Vancouver, WA Road Paver Charged with Unregistered Contracting

Today's post comes from guest author Kit Case, from Causey Law Firm.

A Vancouver, WA man faces criminal charges that he operated as an unregistered contractor while paving driveways for Clark County residents. Some Clark County customers claimed his work was shoddy or never finished.

The Washington Attorney General’s Office has charged Salvador Rodriguez, 44, with six counts of unregistered contracting, a gross misdemeanor. He also faces two felonies − one count each of doing business without workers’ compensation insurance and failing to report or pay workers’ comp premiums. His business goes under the name Chava Paving.

The prosecution stems from a Department of Labor & Industries (L&I) investigation and multiple encounters between Rodriguez and L&I construction compliance inspectors.


Ridgefield consumer paid $33,000

The charges cover at least seven jobs Rodriguez’s company performed or agreed to perform from September 2012 through June 2014. In several of the jobs, consumers told L&I that Chava Paving did shoddy work or never finished, but Rodriguez refused to provide refunds or complete the jobs.

In one instance last June, a Ridgefield, WA property owner paid $33,000 in advance for the company to build a retaining wall and parking pad, and spread gravel on a road. The owner said that after five days on the job, the crew’s work was so poor and incomplete that he cancelled the contract. Rodriguez wouldn’t repay any of the money, which the property owner had paid in checks written to Salvador’s 17-year-old son, court documents said.

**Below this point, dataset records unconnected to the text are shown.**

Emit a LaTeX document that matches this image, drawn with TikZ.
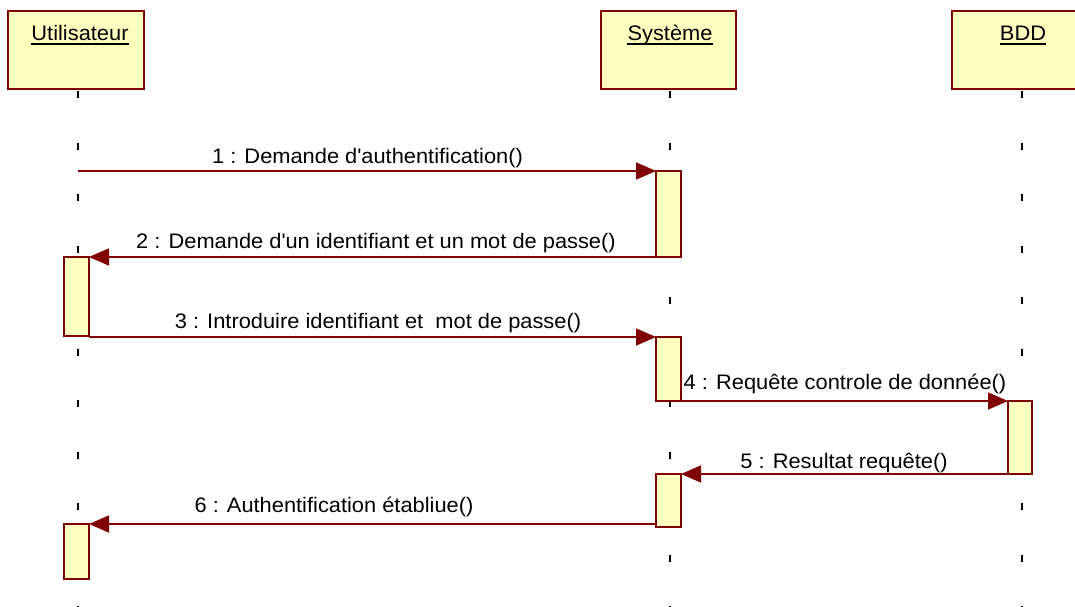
\documentclass[tikz,border=0pt]{standalone}
\usepackage{fontspec}
\setmainfont{Liberation Sans}[FakeStretch=1.04]
\usetikzlibrary{arrows.meta}
\definecolor{umlred}{RGB}{128,0,0}
\definecolor{umlfill}{RGB}{255,255,192}
\begin{document}
\begin{tikzpicture}[x=1pt,y=-1pt,
  head/.style={draw=umlred,fill=umlfill,line width=1.6pt,rectangle,inner sep=0pt,outer sep=0pt,anchor=north west},
  act/.style={draw=umlred,fill=umlfill,line width=1.6pt,rectangle,inner sep=0pt,outer sep=0pt,minimum width=25pt,anchor=north},
  life/.style={draw=black,line width=1.8pt,dash pattern=on 7pt off 44.5pt},
  msg/.style={draw=umlred,line width=1.6pt,-{Triangle[length=20pt,width=17pt]}},
  txt/.style={font=\fontsize{21}{25}\selectfont,inner sep=0pt,anchor=base},
  hdtext/.style={font=\fontsize{21}{25}\selectfont,inner sep=0pt,anchor=base},
  uline/.style={draw=black,line width=1.6pt}]
\useasboundingbox (0,0) rectangle (1075,607);
\clip (0,0) rectangle (1075,607);
% headers
\node[head,minimum width=136pt,minimum height=78pt] (u) at (8,11) {};
\node[head,minimum width=135pt,minimum height=78pt] (s) at (601,11) {};
\node[head,minimum width=135pt,minimum height=78pt] (b) at (952,11) {};
\node[hdtext] (un) at (80,41) {Utilisateur};
\node[hdtext] (sn) at (670,41) {Système};
\node[hdtext] (bn) at (1023,41) {BDD};
\draw[uline] ([yshift=-2.8pt]un.base west) -- ([yshift=-2.8pt]un.base east);
\draw[uline] ([yshift=-2.8pt]sn.base west) -- ([yshift=-2.8pt]sn.base east);
\draw[uline] ([yshift=-2.8pt]bn.base west) -- ([yshift=-2.8pt]bn.base east);
% lifelines
\coordinate (ut) at (78,91);  \coordinate (ub) at (78,610);
\coordinate (st) at (670,91); \coordinate (sb) at (670,610);
\coordinate (bt) at (1022,91); \coordinate (bb) at (1022,610);
\draw[life] (ut) -- (ub);
\draw[life] (st) -- (sb);
\draw[life] (bt) -- (bb);
% activations
\node[act,minimum height=86pt] (S1) at (668.5,171) {};
\node[act,minimum height=79pt] (U1) at (76.5,257) {};
\node[act,minimum height=64pt] (S2) at (668.5,337) {};
\node[act,minimum height=73pt,minimum width=24pt] (B1) at (1020,401) {};
\node[act,minimum height=53pt] (S3) at (668.5,474) {};
\node[act,minimum height=55pt] (U2) at (76.5,524) {};
% messages
\coordinate (m1s) at (78,171);
\draw[msg] (m1s) -- (S1.north west);
\draw[msg] (S1.south west) -- (U1.north east);
\draw[msg] (U1.south east |- S2.north west) -- (S2.north west);
\draw[msg] (S2.south east) -- (B1.north west);
\draw[msg] (bt |- B1.south) -- (S3.north east);
\draw[msg] (S3.west |- U2.north east) -- (U2.north east);
% labels
\node[txt] (l1) at (367.5,163) {1 : Demande d\textquotesingle authentification()};
\node[txt] (l2) at (376,248) {2 : Demande d\textquotesingle un identifiant et un mot de passe()};
\node[txt] (l3) at (378,328) {3 : Introduire identifiant et\ \ mot de passe()};
\node[txt] (l4) at (845,389) {4 : Requête controle de donnée()};
\node[txt] (l5) at (844,468) {5 : Resultat requête()};
\node[txt] (l6) at (334,512) {6 : Authentification établiue()};
\end{tikzpicture}
\end{document}
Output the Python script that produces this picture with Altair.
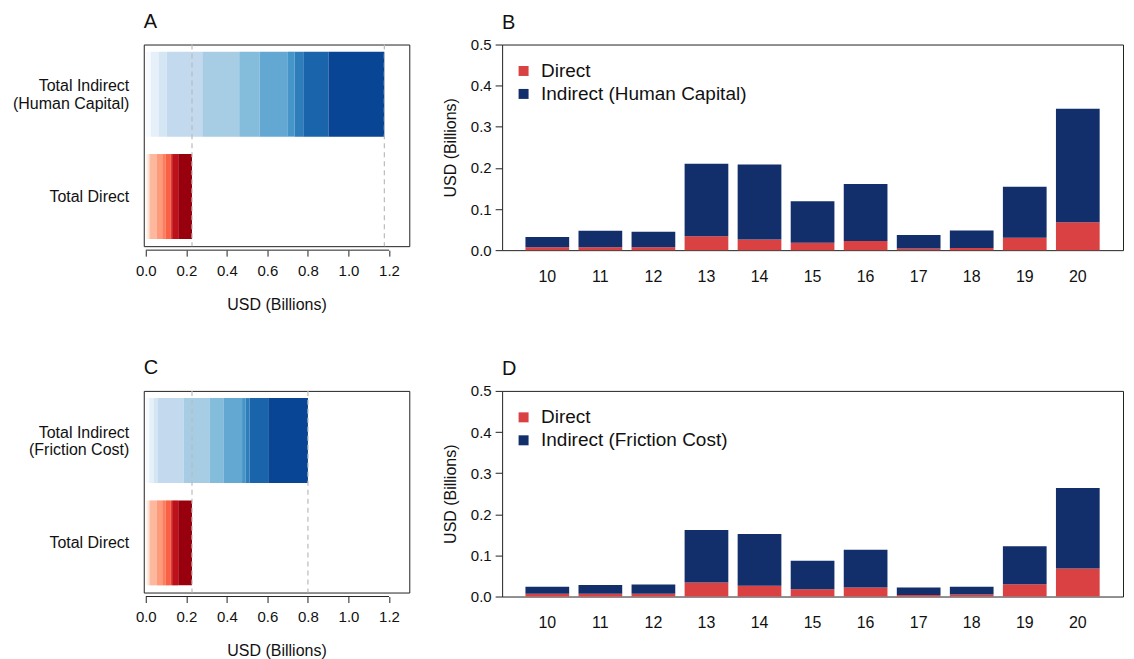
import altair as alt
import pandas as pd

# ---------------- data ----------------
years = [10, 11, 12, 13, 14, 15, 16, 17, 18, 19, 20]
direct = [0.007, 0.007, 0.007, 0.034, 0.026, 0.018, 0.022, 0.004, 0.005, 0.030, 0.068]
indirect_hc = [0.025, 0.040, 0.038, 0.176, 0.182, 0.101, 0.139, 0.033, 0.043, 0.124, 0.276]
indirect_fc = [0.017, 0.021, 0.022, 0.128, 0.126, 0.069, 0.092, 0.018, 0.019, 0.092, 0.196]
x_ticks_left = [0.0, 0.2, 0.4, 0.6, 0.8, 1.0, 1.2]
y_ticks_right = [0.0, 0.1, 0.2, 0.3, 0.4, 0.5]

# ---------------- styles ----------------
BLUES8 = ["#F7FBFF", "#DEEBF7", "#C6DBEF", "#9ECAE1", "#6BAED6", "#4292C6", "#2171B5", "#084594"]
REDS8 = ["#FFF5F0", "#FEE0D2", "#FCBBA1", "#FC9272", "#FB6A4A", "#EF3B2C", "#CB181D", "#99000D"]
RED = "#D94142"
NAVY = "#122E6B"
FONT = "Liberation Sans"
INK = "#222222"


def ramp(hexes, n):
    rgb = [tuple(int(h[i:i + 2], 16) for i in (1, 3, 5)) for h in hexes]
    out = []
    for k in range(n):
        t = k * (len(rgb) - 1) / (n - 1)
        i = min(int(t), len(rgb) - 2)
        f = t - i
        c = [round(rgb[i][j] + (rgb[i + 1][j] - rgb[i][j]) * f) for j in range(3)]
        out.append("#%02X%02X%02X" % tuple(c))
    return out


blues = ramp(BLUES8, len(years))
reds = ramp(REDS8, len(years))

LW, LH = 266, 202
RW, RH = 622, 206


def panel_title(letter, offset):
    return alt.TitleParams(letter, anchor="start", frame="group", fontSize=20, fontWeight="normal",
                           offset=offset, baseline="alphabetic", font=FONT)


def left_panel(letter, ind_vals, ind_label):
    rows = []
    for y, v, c in zip(years, ind_vals, blues):
        rows.append({"cat": ind_label, "year": y, "value": v, "col": c})
    for y, v, c in zip(years, direct, reds):
        rows.append({"cat": "Total Direct", "year": y, "value": v, "col": c})
    df = pd.DataFrame(rows)
    totals = df.groupby("cat", as_index=False)["value"].sum()
    axis_line = pd.DataFrame({"lo": [min(x_ticks_left)], "hi": [max(x_ticks_left)]})

    xscale = alt.Scale(domain=[-0.01, 1.30], nice=False, zero=False)
    bars = alt.Chart(df).mark_bar().encode(
        x=alt.X("value:Q", stack="zero", scale=xscale,
                axis=alt.Axis(values=x_ticks_left, format=".1f", grid=False, domain=False,
                              offset=4, tickSize=6, labelPadding=7, labelFontSize=15,
                              title="USD (Billions)", titleFontSize=16, titlePadding=18)),
        y=alt.Y("cat:N", sort=[ind_label, "Total Direct"],
                scale=alt.Scale(paddingInner=0.17, paddingOuter=0.07),
                axis=alt.Axis(title=None, ticks=False, domain=False, labelPadding=15,
                              labelFontSize=16, labelLineHeight=18,
                              labelOffset={"condition": {"test": "indexof(datum.label, '|') >= 0", "value": -8},
                                           "value": 0},
                              labelExpr="split(datum.label, '|')")),
        color=alt.Color("col:N", scale=None),
        order=alt.Order("year:Q", sort="ascending"),
    )
    rules = alt.Chart(totals).mark_rule(strokeDash=[5, 4], color="#BBBBBB", strokeWidth=1.2).encode(
        x=alt.X("value:Q", scale=xscale)
    )
    base = alt.Chart(axis_line).mark_rule(color=INK, strokeWidth=1).encode(
        x=alt.X("lo:Q", scale=xscale), x2="hi:Q", y=alt.value(LH + 4)
    )
    return alt.layer(bars, rules, base).properties(
        width=LW, height=LH, title=panel_title(letter, -4)
    )


def right_panel(letter, ind_vals, ind_label):
    rows = []
    for y, d, v in zip(years, direct, ind_vals):
        rows.append({"year": y, "type": "Direct", "value": d, "ord": 0})
        rows.append({"year": y, "type": ind_label, "value": v, "ord": 1})
    df = pd.DataFrame(rows)
    return alt.Chart(df).mark_bar().encode(
        x=alt.X("year:O", scale=alt.Scale(paddingInner=0.176, paddingOuter=0.44),
                axis=alt.Axis(labelAngle=0, ticks=False, domain=False, labelPadding=18,
                              labelFontSize=16, title=None)),
        y=alt.Y("value:Q", stack="zero", scale=alt.Scale(domain=[0, 0.5], nice=False),
                axis=alt.Axis(values=y_ticks_right, format=".1f", grid=False, domain=False,
                              tickSize=7, labelPadding=4, labelFontSize=15,
                              title="USD (Billions)", titleFontSize=16, titlePadding=12)),
        color=alt.Color("type:N", scale=alt.Scale(domain=["Direct", ind_label], range=[RED, NAVY]),
                        legend=alt.Legend(title=None, orient="none", legendX=12, legendY=17,
                                          symbolType="square", symbolSize=100, symbolStrokeWidth=0,
                                          symbolOpacity=1, labelFontSize=19, labelOffset=8,
                                          labelLimit=400, rowPadding=3, labelColor="#111111")),
        order=alt.Order("ord:Q", sort="ascending"),
    ).properties(
        width=RW, height=RH, title=panel_title(letter, -11)
    )


chart = alt.concat(
    left_panel("A", indirect_hc, "Total Indirect|(Human Capital)"),
    right_panel("B", indirect_hc, "Indirect (Human Capital)"),
    left_panel("C", indirect_fc, "Total Indirect|(Friction Cost)"),
    right_panel("D", indirect_fc, "Indirect (Friction Cost)"),
    columns=2, spacing={"row": 141, "column": 93}, bounds="flush",
).resolve_scale(color="independent").properties(
    padding={"left": 4, "top": 2, "right": 2, "bottom": 0}
).configure(font=FONT).configure_view(stroke=INK, strokeWidth=1).configure_axis(
    labelColor="#111111", titleColor="#111111", tickColor=INK, titleFontWeight="normal"
).configure_title(color="#111111")

chart.save("out.html", embed_options={"renderer": "svg", "actions": False})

L&I recommends that consumers never pay contractors in full until the job is completed to their satisfaction.

Along with leaving unsatisfied customers, L&I found that Rodriguez wasn’t paying workers’ compensation for his employees. He employed three to 10 workers, depending on the job, without paying workers’ comp. In one case, at a Vancouver, WA mobile home park in July 2013, one worker even filed a wage complaint, contending that he was never paid; L&I retrieved the back pay for the employee.


Admits working without license

During an October 2013 interview with L&I staff, court documents said, Rodriguez admitted he and his workers were performing paving jobs without a contractor’s license or workers’ compensation account. He said he had to keep working to pay his bills.

Rodriguez originally registered Chava Paving in 2005. L&I suspended his contractor registration in May 2009 when his insurance and bond were cancelled, and revoked his workers’ comp coverage in October 2010 for failing to pay premiums. Since 2009, L&I inspectors have issued Rodriguez a dozen civil citations for unregistered contracting; none has been paid.


Check out prospective contractors

State law requires construction contractors to register with L&I. To register, contractors must have liability insurance, a business license and a bond to allow for some financial recourse if the project goes awry. Consumers can check whether a contractor is registered by going to or calling 1-888-811-5974.